You are Mohammed Saeed al-Sahhaf (“there are no US tanks in Baghdad….”), and I claim my £50…
http://en.wikipedia.org/wiki/Muhammad_Saeed_al-Sahhaf
For those of us who really do follow politics and talk to the people we want to support, we know Michael is on the money. Ed has not changed, he never was a Trot but he refused to defend Tony Blair and Iraq when he felt the argument could not be put. Hence he won against an equally bright Liberal, David, who could not easily let go. Its interesting because I have also met the late and quite wonderful Milliband Senior and he also had that quality that marked out the real thing although he was a bit to my left I found.
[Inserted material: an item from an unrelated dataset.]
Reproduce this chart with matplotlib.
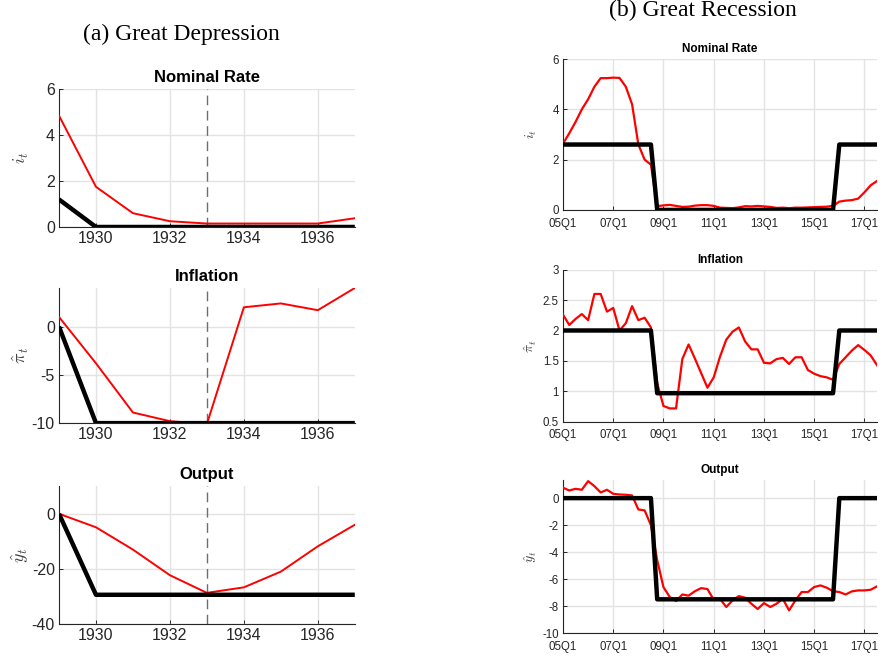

All that said, we in politics make some silly assumptions about the public. They are not interested especially in Iraq, I doubt if they are too bothered if we bomb Mr Mad in Libya. They are bothered by people who take their jobs though and people with no mandate and people who promise to support our students and then take a red box instead. Its not wise to mess with the Brits as Mr Cameron will discover on the 5th of May.
Ed will be the next Prime Minister because the public trusted the Lib Dems and David Cameron, both of whom cynically promised a new politics and they goinf to get some good old British politics from the people.
Ed Miliband Prime Minister? Aw come on, pull the other one, there’s bells on it.